The U.S. Department of Defense agreed to pay increased fees for SpaceX's Starlink satellite internet services during the Iran war [1, 2].
The agreement highlights the military's reliance on private satellite networks for critical drone operations in conflict zones where few alternatives exist. Because no rival service could match the reach of Starlink, the Pentagon had limited leverage during pricing negotiations [1].
Reports indicate that SpaceX pushed for a higher fee for the use of its satellite internet on military drones as the conflict intensified [1, 2]. SpaceX said that the surge in demand justified the price increase [1, 2]. The Pentagon eventually accepted the higher costs to ensure reliable communications for its drone fleet in the region [2].
Elon Musk has disputed these accounts. Musk said the report claiming SpaceX hiked Starlink fees for Pentagon drones is "False" [3].
Despite the dispute over operational pricing, SpaceX continues to maintain a significant financial relationship with the U.S. government. The company recently won a $2.3 billion contract with the Pentagon [4].
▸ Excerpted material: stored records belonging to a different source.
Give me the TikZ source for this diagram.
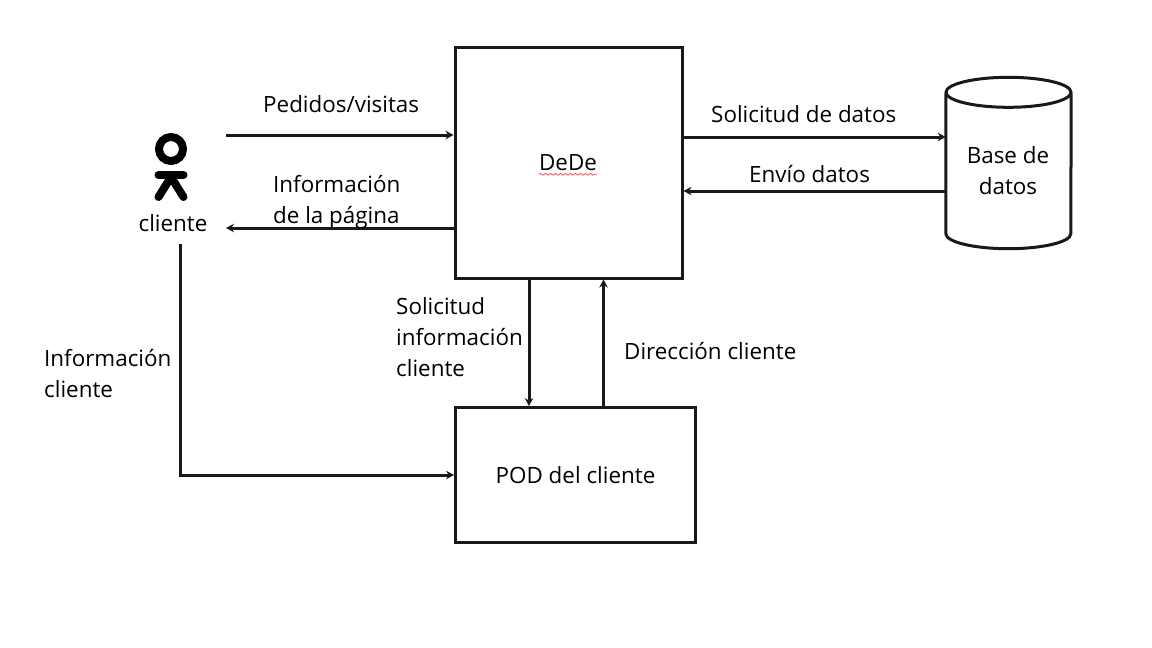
\documentclass[tikz,border=0pt]{standalone}
\usepackage{fontspec}
\setmainfont{Open Sans}
\usetikzlibrary{arrows.meta,positioning,decorations.pathmorphing}

\tikzset{
	caja/.style={draw=black!90, line width=3pt},
	flecha/.style={draw=black!90, line width=3pt, -{Stealth[length=8pt,width=8.5pt]}},
	icono/.style={draw=black, line width=8pt, line cap=round},
	etiqueta/.style={font=\fontsize{22.4}{31}\selectfont, align=left, inner sep=0pt},
	etiquetac/.style={etiqueta, align=center}
}

\begin{document}
\begin{tikzpicture}[x=1pt,y=-1pt]
	\useasboundingbox (0,0) rectangle (1152,648);
	
	% cajas
	\node[caja, minimum width=227pt, minimum height=231pt] (dede) at (568.5,162.5) {};
	\node[etiquetac] (dedetxt) at (568,163) {DeDe};
	\node[caja, etiquetac, minimum width=240pt, minimum height=135pt] (pod) at (575.5,475) {POD del cliente};
	
	% base de datos
	\node[minimum width=125pt, minimum height=171pt, inner sep=0pt] (base) at (1008.5,163) {};
	\node[etiquetac] (basetxt) at (1008,171) {Base de\\datos};
	\draw[caja] ([yshift=-15pt]base.north) ellipse (62.5pt and 15pt);
	\draw[caja] ([yshift=-16pt]base.north west) -- ([yshift=15pt]base.south west)
		arc (180:360:62.5pt and 15pt) -- ([yshift=-16pt]base.north east);
	
	% subrayado rojo
	\draw[red!70, line width=0.8pt, decorate, decoration={snake, amplitude=0.9pt, segment length=5pt}]
		(dedetxt.south west) ++(0,3) coordinate (subA) -- ++(58,0) coordinate (subB);
	
	% cliente
	\draw[icono] (171,149) circle (12pt);
	\draw[icono] (158.5,175) -- (183.5,175);
	\draw[icono] (171,177) -- (158.5,197);
	\draw[icono] (171,177) -- (183.5,197);
	\node[etiquetac] (cliente) at (173,223) {cliente};
	\coordinate (clienteA) at (226,135);
	\coordinate (clienteB) at (226,228);
	\coordinate (clienteC) at (180,244);
	
	% conectores
	\draw[flecha] (clienteA) -- ([yshift=27.5pt]dede.west);
	\draw[flecha] ([yshift=-65.5pt]dede.west) -- (clienteB);
	\draw[flecha] ([yshift=25.5pt]dede.east) -- ([yshift=26pt]base.west);
	\draw[flecha] ([yshift=-28pt]base.west) -- ([yshift=-28.5pt]dede.east);
	\draw[flecha] ([xshift=-39.5pt]dede.south) -- ([xshift=-46.5pt]pod.north);
	\draw[flecha] ([xshift=28pt]pod.north) -- ([xshift=35pt]dede.south);
	\draw[flecha] (clienteC) |- (pod.west);
	
	% textos
	\node[etiqueta, anchor=west] (pedidos) at (263,104) {Pedidos/visitas};
	\node[etiqueta, anchor=west] (infopag) at (273,202) {Información\\de la página};
	\node[etiqueta, anchor=west] (soldatos) at (711,114) {Solicitud de datos};
	\node[etiqueta, anchor=west] (envio) at (749,174) {Envío datos};
	\node[etiqueta, anchor=west] (solinfo) at (396,337) {Solicitud\\información\\cliente};
	\node[etiqueta, anchor=west] (direccion) at (624,351) {Dirección cliente};
	\node[etiqueta, anchor=west] (infocli) at (44,374) {Información\\cliente};
\end{tikzpicture}
\end{document}
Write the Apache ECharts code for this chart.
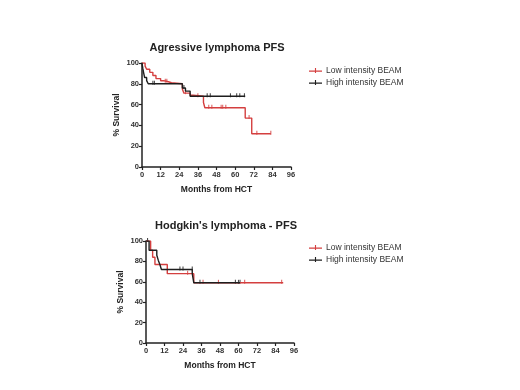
<!DOCTYPE html>
<html>
<head>
<meta charset="utf-8">
<script src="https://cdn.jsdelivr.net/npm/echarts@6/dist/echarts.min.js"></script>
<style>
  html, body { margin: 0; padding: 0; background: #fff; }
  #main { width: 520px; height: 390px; }
</style>
</head>
<body>
<div id="main"></div>
<script>
// 曲线数据 [月份, 生存率]
var aggLow = [[0,100],[2,97],[3,94],[5,91],[7,88],[9,85],[12,83],[14,82],[17,81],[19,80],[26,75],[27,71],[31,69],[33,68],[39.6,62],[40.5,57],[66.5,47],[70.7,32],[83,32]];
var aggHigh = [[0,100],[0.5,95],[1,91],[1.7,86],[3,83],[4,80],[26,76],[28,73],[31,68],[66.5,68]];
var aggLowCens = [[15,82],[16,82],[28,71],[36,68],[43,57],[45,57],[51,57],[52,57],[54,57],[69,47],[74,32],[83,32]];
var aggHighCens = [[7,80],[8,80],[27,76],[42,68],[44,68],[57,68],[61,68],[63,68],[66,68]];

var hodLow = [[0,100],[3,91],[4.3,84],[5.8,77],[13.8,68],[31,59],[89,59]];
var hodHigh = [[0,100],[2,91],[7,86],[8,81],[9,77],[10,72],[30,68],[31,59],[61,59]];
var hodLowCens = [[27,68],[37,59],[47,59],[64,59],[88,59]];
var hodHighCens = [[1,100],[22,72],[24,72],[30,72],[35,59],[58,59],[60,59],[61,59]];

var titles = ['Agressive lymphoma PFS', "Hodgkin's lymphoma - PFS"];
var names = ['Low intensity BEAM', 'High intensity BEAM'];
var RED = '#d43f3f', BLACK = '#1e1e1e';
var FONT = '"Liberation Sans", Arial, sans-serif';

var chart = echarts.init(document.getElementById('main'));

function xAxis(i) {
    return {
        gridIndex: i, type: 'value', min: 0, max: 96, interval: 12,
        name: 'Months from HCT', nameLocation: 'middle', nameGap: 18,
        nameTextStyle: { fontFamily: FONT, fontSize: 8.5, fontWeight: 'bold', color: '#222' },
        axisLine: { lineStyle: { color: '#222', width: 1.5 } },
        axisTick: { show: true, length: 3, lineStyle: { color: '#222', width: 1.2 } },
        axisLabel: { fontFamily: FONT, fontSize: 7.5, fontWeight: 'bold', color: '#333', margin: 4 },
        splitLine: { show: false }
    };
}
function yAxis(i) {
    return {
        gridIndex: i, type: 'value', min: 0, max: 100, interval: 20,
        name: '% Survival', nameLocation: 'middle', nameGap: 21,
        nameTextStyle: { fontFamily: FONT, fontSize: 8.5, fontWeight: 'bold', color: '#222' },
        axisLine: { show: true, lineStyle: { color: '#222', width: 1.5 } },
        axisTick: { show: true, length: 3, lineStyle: { color: '#222', width: 1.2 } },
        axisLabel: { fontFamily: FONT, fontSize: 7.5, fontWeight: 'bold', color: '#333', margin: 3 },
        splitLine: { show: false }
    };
}
function stepLine(name, data, color, i) {
    return {
        name: name, type: 'line', step: 'end', data: data,
        xAxisIndex: i, yAxisIndex: i, symbol: 'none',
        lineStyle: { color: color, width: 1.4 }, itemStyle: { color: color },
        animation: false
    };
}
function censor(data, color, i) {
    return {
        type: 'scatter', data: data, xAxisIndex: i, yAxisIndex: i,
        symbol: 'rect', symbolSize: [1.1, 4], symbolOffset: [0, -1],
        itemStyle: { color: color }, animation: false, silent: true
    };
}
var legendIcon = 'path://M0,4.3h14v1.4H0z M6.4,1.5h1.2v5.5H6.4z';
function legend(top) {
    return {
        data: names, left: 304, top: top, orient: 'vertical',
        itemWidth: 13, itemHeight: 7, itemGap: 3, icon: legendIcon,
        textStyle: { fontFamily: FONT, fontSize: 8.5, color: '#333', padding: [0, 0, 0, -1] }
    };
}

var option = {
    backgroundColor: '#fff',
    color: [RED, BLACK],
    title: [
        { text: titles[0], left: 212, top: 37, textAlign: 'center',
          textStyle: { fontFamily: FONT, fontSize: 11, fontWeight: 'bold', color: '#222' } },
        { text: titles[1], left: 221, top: 215, textAlign: 'center',
          textStyle: { fontFamily: FONT, fontSize: 11, fontWeight: 'bold', color: '#222' } }
    ],
    legend: [legend(61), legend(238)],
    grid: [
        { left: 142, top: 63, width: 149, height: 104 },
        { left: 146, top: 241, width: 148, height: 102 }
    ],
    xAxis: [xAxis(0), xAxis(1)],
    yAxis: [yAxis(0), yAxis(1)],
    series: [
        stepLine(names[0], aggLow, RED, 0),
        stepLine(names[1], aggHigh, BLACK, 0),
        censor(aggLowCens, RED, 0),
        censor(aggHighCens, BLACK, 0),
        stepLine(names[0], hodLow, RED, 1),
        stepLine(names[1], hodHigh, BLACK, 1),
        censor(hodLowCens, RED, 1),
        censor(hodHighCens, BLACK, 1)
    ]
};
chart.setOption(option);
</script>
</body>
</html>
The friction over pricing occurs as the U.S. military integrates commercial technology into its core defense infrastructure. The dependence on a single provider for wide-area satellite coverage creates a unique procurement dynamic where the vendor holds significant power over the cost of active military operations [1, 2].
“The military eventually agreed to the increased fees as operations tied to Iran intensified.”
This incident underscores the strategic vulnerability of the U.S. military's dependence on commercial satellite constellations. When a single private entity provides a critical capability without a viable competitor, the government loses its ability to control costs, potentially allowing private vendors to influence the financial terms of active wartime operations.